Ce qui est le cas pour La Danse des Heures, le ballet tiré de l’opéra de Ponchielli, La Gioconda. Des danseurs (des autruches qui font des pointes) costumés suggèrent les heures de l’aube, puis un deuxième groupe (des hippopotames en tutu) représente la lumière de midi, avant qu’un troisième groupe (des éléphants qui font des bulles de savon) en costume suggère le crépuscule. Enfin, un dernier groupe (des crocodiles capés) tout de noir vêtu annonce les heures sombres de la nuit…
Le final de Fantasia est une combinaison de deux œuvres si différentes dans leur ton et leur construction qu’elles se mettent mutuellement en valeur. Il s’agit, d’une part, d’Une nuit sur le mont Chauve (lieu de rendez-vous de Satan et de ses disciples) du compositeur russe Modest Moussorgski, la nuit de Walpurgis (l’équivalent d’Halloween) avec des sorcières et des démons dansant jusqu’à ce que l’aube et les cloches de l’église les renvoient dans les ténèbres. D’autre part, le mashup est couplé avec l’Ave Maria de Franz Schubert. Soit la bataille du profane et du sacré. L’Ave Maria et son message de triomphe, d’espoir et de vie face aux forces du désespoir et de la mort. Le propos est étonnamment sombre pour un jeune public. Il faut croire qu’en 1940 Disney n’était pas encore marketé.

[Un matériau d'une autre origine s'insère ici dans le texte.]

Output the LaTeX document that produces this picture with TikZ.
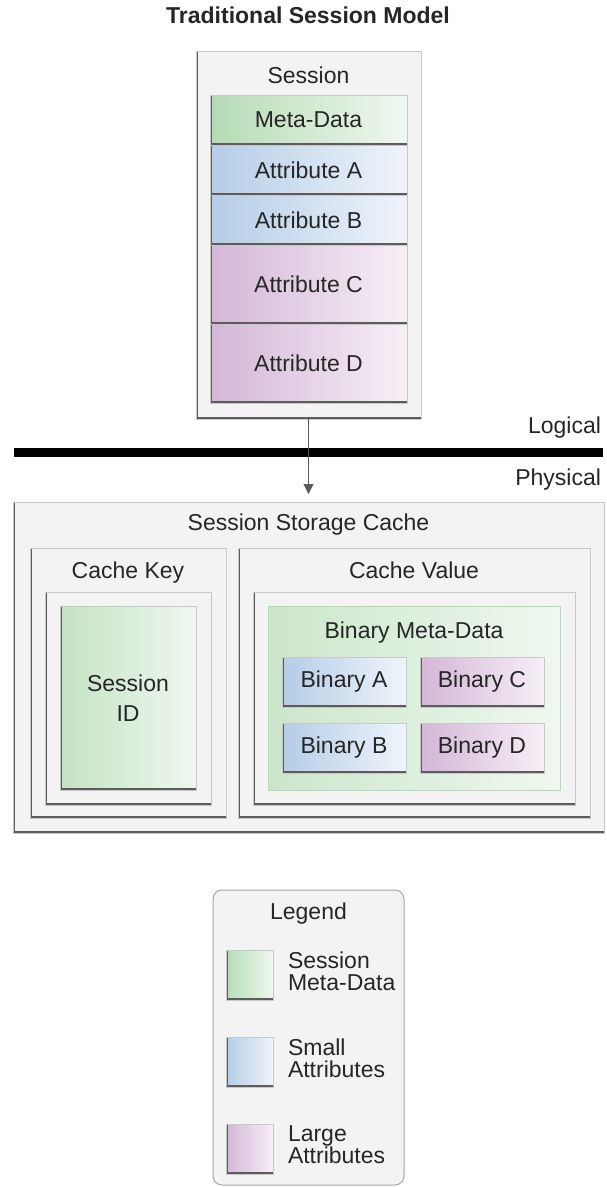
\documentclass[tikz,border=0pt]{standalone}
\usepackage{fontspec}
\setmainfont{Liberation Sans}
\usetikzlibrary{arrows.meta}
\definecolor{grnD}{HTML}{B5DBB5}
\definecolor{grnL}{HTML}{EFF8EF}
\definecolor{bluD}{HTML}{B5CDE7}
\definecolor{bluL}{HTML}{EFF4FA}
\definecolor{purD}{HTML}{D4B6D7}
\definecolor{purL}{HTML}{F6EFF6}
\definecolor{boxF}{HTML}{F3F3F3}
\definecolor{edgeL}{HTML}{C8C8C8}
\definecolor{edgeD}{HTML}{5C5C5C}
\begin{document}
\begin{tikzpicture}[
    x=1pt, y=-1pt,
    every node/.style={inner sep=0pt, outer sep=0pt, text=black!85, font=\fontsize{23}{28}\selectfont},
    bevel/.style={path picture={\draw[edgeD, line width=3.4pt]
        (path picture bounding box.north west) -- (path picture bounding box.south west)
        -- (path picture bounding box.south east);}},
    box/.style={rectangle, draw=edgeL, line width=1pt, fill=boxF, bevel},
    metafill/.style={box, left color=grnD, right color=grnL},
    smallfill/.style={box, left color=bluD, right color=bluL},
    largefill/.style={box, left color=purD, right color=purL},
    label/.style={text height=16.5pt, text depth=4.5pt},
    arrow/.style={->, line width=1pt, draw=black!65, >={Triangle[length=10pt, width=10pt]}}
]
    \useasboundingbox (0,0) rectangle (606,1187);

    % Title
    \node[label, font=\fontsize{23}{28}\selectfont\bfseries] (title) at (308,17) {Traditional Session Model};

    % Session (logical)
    \node[box, minimum width=225pt, minimum height=368pt] (session) at (308.5,235) {};
    \node[label] (sessiont) at (308.5,77) {Session};
    \node[metafill, minimum width=197pt, minimum height=50pt] (meta) at (308.5,120) {Meta-Data};
    \node[smallfill, minimum width=197pt, minimum height=50pt] (attra) at (308.5,170) {Attribute A};
    \node[smallfill, minimum width=197pt, minimum height=50pt] (attrb) at (308.5,220) {Attribute B};
    \node[largefill, minimum width=197pt, minimum height=79pt] (attrc) at (308.5,284.5) {Attribute C};
    \node[largefill, minimum width=197pt, minimum height=79pt] (attrd) at (308.5,363.5) {Attribute D};

    % Logical / Physical divide
    \node[label, anchor=east] (logical) at (601,427) {Logical};
    \node[label, anchor=east] (physical) at (601,479) {Physical};
    \coordinate (divl) at (14,452.5);
    \coordinate (divr) at (603,452.5);
    \draw[line width=9pt] (divl) -- (divr);

    % Session Storage Cache (physical)
    \node[box, minimum width=591pt, minimum height=331pt] (storage) at (308.5,667.5) {};
    \node[label] (storaget) at (308.5,524) {Session Storage Cache};

    \node[box, minimum width=196pt, minimum height=270pt] (cachekey) at (128,683) {};
    \node[label] (cachekeyt) at (128,572) {Cache Key};
    \node[box, minimum width=166pt, minimum height=213pt] (keyin) at (128,698.5) {};
    \node[box, left color=grnD!80, right color=grnL, minimum width=136pt, minimum height=184pt,
          align=center, font=\fontsize{23}{30}\selectfont] (sessionid) at (128,698) {Session\\ID};

    \node[box, minimum width=352pt, minimum height=270pt] (cacheval) at (414,683) {};
    \node[label] (cachevalt) at (414,572) {Cache Value};
    \node[box, minimum width=322pt, minimum height=213pt] (valin) at (414,698.5) {};
    \node[rectangle, draw=grnD, line width=1pt, left color=grnD!70, right color=grnL,
          minimum width=292pt, minimum height=184pt] (binmeta) at (414,698) {};
    \node[label] (binmetat) at (414,632) {Binary Meta-Data};
    \node[smallfill, minimum width=124pt, minimum height=50pt] (bina) at (344,682) {Binary A};
    \node[largefill, minimum width=124pt, minimum height=50pt] (binc) at (482,682) {Binary C};
    \node[smallfill, minimum width=124pt, minimum height=50pt] (binb) at (344,748) {Binary B};
    \node[largefill, minimum width=124pt, minimum height=50pt] (bind) at (482,748) {Binary D};

    % Connection
    \draw[arrow, shorten >=8pt] (session) -- (storage);

    % Legend
    \node[rectangle, rounded corners=9pt, draw=gray!70, line width=1pt, fill=boxF,
          minimum width=191pt, minimum height=295pt] (legend) at (308.5,1037.5) {};
    \node[label] (legendt) at (308.5,913) {Legend};
    \node[metafill, minimum width=47pt, minimum height=50pt] (keymeta) at (249.5,975) {};
    \node[smallfill, minimum width=47pt, minimum height=50pt] (keysmall) at (249.5,1062) {};
    \node[largefill, minimum width=47pt, minimum height=50pt] (keylarge) at (249.5,1149) {};
    \node[anchor=west, align=left, font=\fontsize{23}{22}\selectfont] (keymetat) at (288,971) {Session\\Meta-Data};
    \node[anchor=west, align=left, font=\fontsize{23}{22}\selectfont] (keysmallt) at (288,1058) {Small\\Attributes};
    \node[anchor=west, align=left, font=\fontsize{23}{22}\selectfont] (keylarget) at (288,1145) {Large\\Attributes};
\end{tikzpicture}
\end{document}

La religion, la mort, l’exploitation visuelle quasi psychédélique de la musique classique, des œuvres difficiles d’accès pour le grand public, c’est pour toutes ces raisons que Fantasia est une œuvre à part dans la filmographie Disney et qu’elle demeure l’une des rares que l’on peut revoir à tout âge.
Bertrand Durovray
Référence : Fantasia, film d’animation de Walt Disney. 1940, 2 h 06.